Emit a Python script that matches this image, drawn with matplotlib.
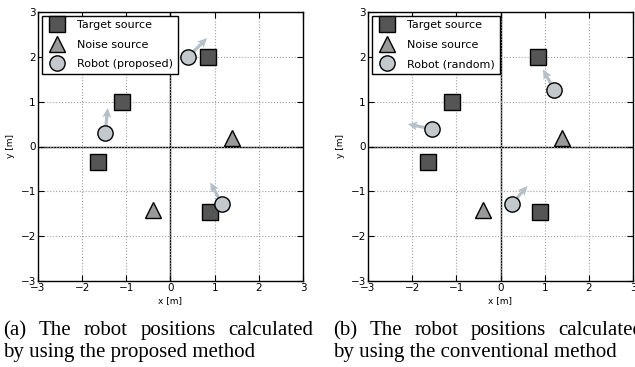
import numpy as np
import matplotlib
matplotlib.use('Agg')
import matplotlib.pyplot as plt

# sound source positions, shared by both runs
target_x = [0.85, -1.1, -1.65, 0.9]
target_y = [2.0, 1.0, -0.35, -1.46]
noise_x = [1.4, -0.39]
noise_y = [0.2, -1.41]

# robots placed by the proposed method, with heading vectors
prop_x = [0.4, -1.48, 1.17]
prop_y = [2.0, 0.3, -1.29]
prop_dx = [0.43, 0.06, -0.27]
prop_dy = [0.42, 0.56, 0.49]

# robots placed at random (conventional method)
rand_x = [1.22, -1.55, 0.25]
rand_y = [1.26, 0.39, -1.29]
rand_dx = [-0.26, -0.55, 0.36]
rand_dy = [0.46, 0.11, 0.41]

ticks = [-3, -2, -1, 0, 1, 2, 3]

W, H = 635, 367


def drawPanel(ax, rx, ry, rdx, rdy, robotLabel):
    ax.set_xlim(-3, 3)
    ax.set_ylim(-3, 3)
    ax.set_xticks(ticks)
    ax.set_yticks(ticks)
    ax.grid(True, linestyle=':', color='#a0a0a0', linewidth=0.8)
    ax.axhline(0, color='black', linewidth=1.0, zorder=1)
    ax.axvline(0, color='black', linewidth=1.0, zorder=1)
    ax.tick_params(direction='in', top=True, right=True, length=4,
                   labelsize=7.5, pad=1.5)
    for s in ax.spines.values():
        s.set_linewidth(1.0)

    # heading arrows sit underneath the robot markers
    ax.quiver(rx, ry, rdx, rdy, angles='xy', scale_units='xy', scale=1,
              color='#b6c0c8', width=0.012, headwidth=2.8, headlength=3.0,
              headaxislength=2.6, zorder=2)

    ax.plot(target_x, target_y, 's', ms=11, mfc='#555555', mec='black',
            mew=1.0, label='Target source', zorder=3)
    ax.plot(noise_x, noise_y, '^', ms=12, mfc='#999999', mec='black',
            mew=1.0, label='Noise source', zorder=3)
    ax.plot(rx, ry, 'o', ms=11, mfc='#c3c8cc', mec='black',
            mew=1.0, label=robotLabel, zorder=4)

    ax.set_xlabel('x [m]', fontsize=6.5, labelpad=2)
    ax.set_ylabel('y [m]', fontsize=6.5, labelpad=4)

    leg = ax.legend(loc='upper left', fontsize=8, numpoints=1,
                    fancybox=False, borderaxespad=0.35, handletextpad=0.8,
                    labelspacing=0.85, borderpad=0.4, handlelength=2.0)
    leg.get_frame().set_edgecolor('black')
    leg.get_frame().set_linewidth(1.0)
    leg.get_frame().set_alpha(1.0)


def justifiedLine(fig, words, x0, x1, y, size):
    # spread the words so the line fills x0..x1 (pixel coords)
    r = fig.canvas.get_renderer()
    items = []
    total = 0
    for w in words:
        t = fig.text(0, y, w, fontsize=size, family='Liberation Serif',
                     va='baseline', ha='left')
        wpx = t.get_window_extent(renderer=r).width
        items.append((t, wpx))
        total += wpx
    gap = (x1 - x0 - total) / (len(words) - 1)
    x = x0
    for t, wpx in items:
        t.set_x(x / W)
        x += wpx + gap


fig = plt.figure(figsize=(W / 100, H / 100), dpi=100)
ax1 = fig.add_axes([38 / W, 86 / H, 265 / W, 269 / H])
ax2 = fig.add_axes([368 / W, 86 / H, 265 / W, 269 / H])

drawPanel(ax1, prop_x, prop_y, prop_dx, prop_dy, 'Robot (proposed)')
drawPanel(ax2, rand_x, rand_y, rand_dx, rand_dy, 'Robot (random)')

capSize = 15
y1 = (H - 335) / H
y2 = (H - 357) / H
justifiedLine(fig, '(a) The robot positions calculated'.split(), 3, 313, y1, capSize)
fig.text(3 / W, y2, 'by using the proposed method', fontsize=capSize,
         family='Liberation Serif', va='baseline', ha='left')
justifiedLine(fig, '(b) The robot positions calculated'.split(), 333, 643, y1, capSize)
fig.text(333 / W, y2, 'by using the conventional method', fontsize=capSize,
         family='Liberation Serif', va='baseline', ha='left')

fig.savefig('out.png', dpi=100)
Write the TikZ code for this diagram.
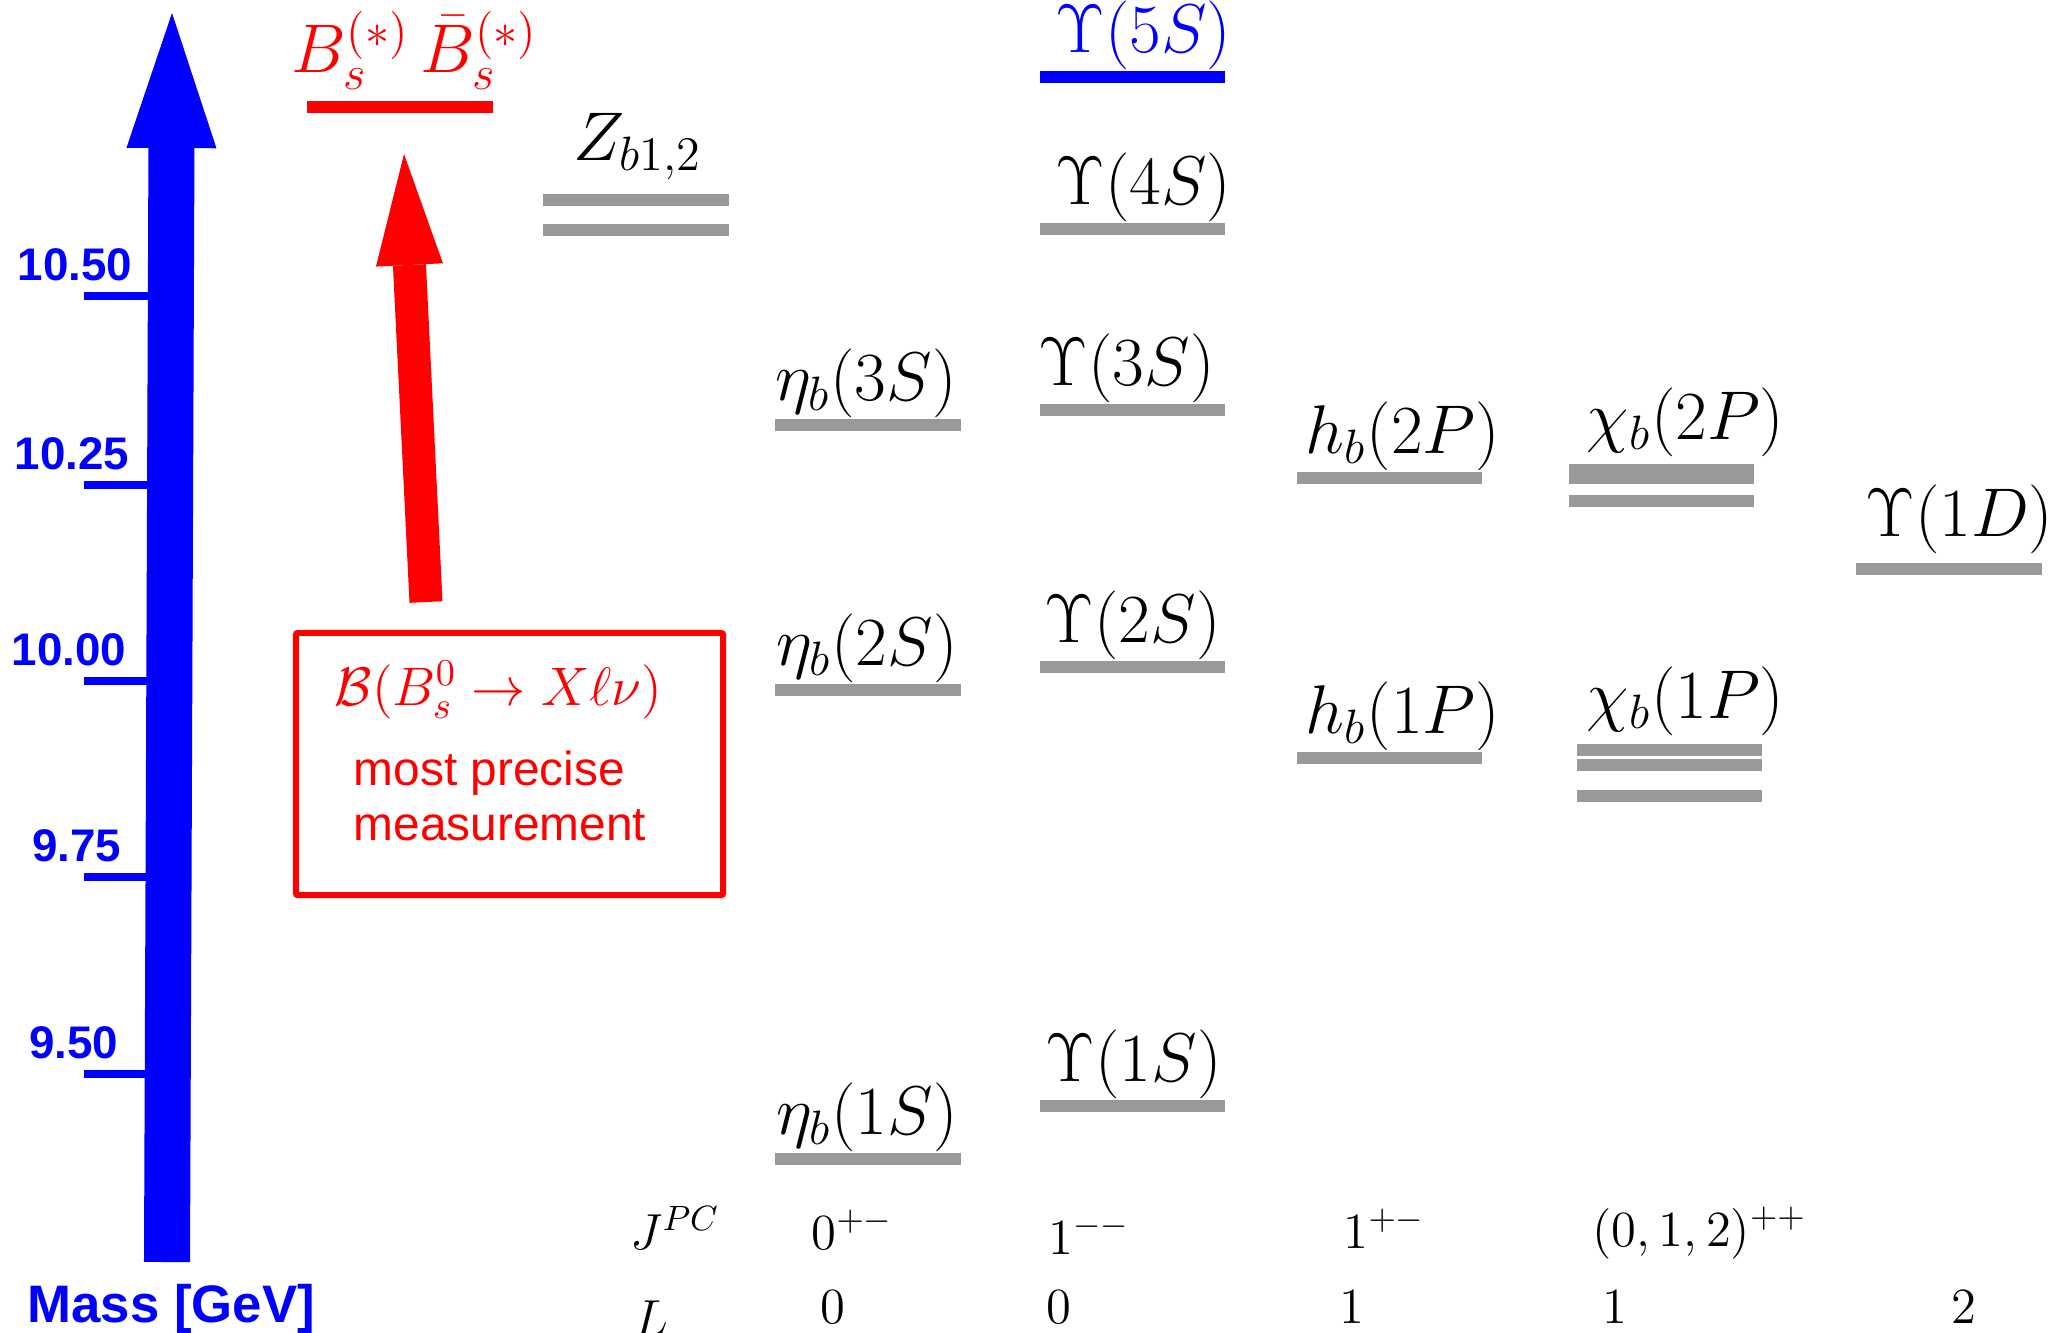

--------------------

> **Short task**
Output every entry word for word, but omit the pictures.

> **Exercise answer**
Emit a Python script that matches this image, drawn with matplotlib.
import numpy as np
import matplotlib
matplotlib.use('Agg')
import matplotlib.pyplot as plt

# sound source positions, shared by both runs
target_x = [0.85, -1.1, -1.65, 0.9]
target_y = [2.0, 1.0, -0.35, -1.46]
noise_x = [1.4, -0.39]
noise_y = [0.2, -1.41]

# robots placed by the proposed method, with heading vectors
prop_x = [0.4, -1.48, 1.17]
prop_y = [2.0, 0.3, -1.29]
prop_dx = [0.43, 0.06, -0.27]
prop_dy = [0.42, 0.56, 0.49]

# robots placed at random (conventional method)
rand_x = [1.22, -1.55, 0.25]
rand_y = [1.26, 0.39, -1.29]
rand_dx = [-0.26, -0.55, 0.36]
rand_dy = [0.46, 0.11, 0.41]

ticks = [-3, -2, -1, 0, 1, 2, 3]

W, H = 635, 367


def drawPanel(ax, rx, ry, rdx, rdy, robotLabel):
    ax.set_xlim(-3, 3)
    ax.set_ylim(-3, 3)
    ax.set_xticks(ticks)
    ax.set_yticks(ticks)
    ax.grid(True, linestyle=':', color='#a0a0a0', linewidth=0.8)
    ax.axhline(0, color='black', linewidth=1.0, zorder=1)
    ax.axvline(0, color='black', linewidth=1.0, zorder=1)
    ax.tick_params(direction='in', top=True, right=True, length=4,
                   labelsize=7.5, pad=1.5)
    for s in ax.spines.values():
        s.set_linewidth(1.0)

    # heading arrows sit underneath the robot markers
    ax.quiver(rx, ry, rdx, rdy, angles='xy', scale_units='xy', scale=1,
              color='#b6c0c8', width=0.012, headwidth=2.8, headlength=3.0,
              headaxislength=2.6, zorder=2)

    ax.plot(target_x, target_y, 's', ms=11, mfc='#555555', mec='black',
            mew=1.0, label='Target source', zorder=3)
    ax.plot(noise_x, noise_y, '^', ms=12, mfc='#999999', mec='black',
            mew=1.0, label='Noise source', zorder=3)
    ax.plot(rx, ry, 'o', ms=11, mfc='#c3c8cc', mec='black',
            mew=1.0, label=robotLabel, zorder=4)

    ax.set_xlabel('x [m]', fontsize=6.5, labelpad=2)
    ax.set_ylabel('y [m]', fontsize=6.5, labelpad=4)

    leg = ax.legend(loc='upper left', fontsize=8, numpoints=1,
                    fancybox=False, borderaxespad=0.35, handletextpad=0.8,
                    labelspacing=0.85, borderpad=0.4, handlelength=2.0)
    leg.get_frame().set_edgecolor('black')
    leg.get_frame().set_linewidth(1.0)
    leg.get_frame().set_alpha(1.0)


def justifiedLine(fig, words, x0, x1, y, size):
    # spread the words so the line fills x0..x1 (pixel coords)
    r = fig.canvas.get_renderer()
    items = []
    total = 0
    for w in words:
        t = fig.text(0, y, w, fontsize=size, family='Liberation Serif',
                     va='baseline', ha='left')
        wpx = t.get_window_extent(renderer=r).width
        items.append((t, wpx))
        total += wpx
    gap = (x1 - x0 - total) / (len(words) - 1)
    x = x0
    for t, wpx in items:
        t.set_x(x / W)
        x += wpx + gap


fig = plt.figure(figsize=(W / 100, H / 100), dpi=100)
ax1 = fig.add_axes([38 / W, 86 / H, 265 / W, 269 / H])
ax2 = fig.add_axes([368 / W, 86 / H, 265 / W, 269 / H])

drawPanel(ax1, prop_x, prop_y, prop_dx, prop_dy, 'Robot (proposed)')
drawPanel(ax2, rand_x, rand_y, rand_dx, rand_dy, 'Robot (random)')

capSize = 15
y1 = (H - 335) / H
y2 = (H - 357) / H
justifiedLine(fig, '(a) The robot positions calculated'.split(), 3, 313, y1, capSize)
fig.text(3 / W, y2, 'by using the proposed method', fontsize=capSize,
         family='Liberation Serif', va='baseline', ha='left')
justifiedLine(fig, '(b) The robot positions calculated'.split(), 333, 643, y1, capSize)
fig.text(333 / W, y2, 'by using the conventional method', fontsize=capSize,
         family='Liberation Serif', va='baseline', ha='left')

fig.savefig('out.png', dpi=100)
Write the TikZ code for this diagram.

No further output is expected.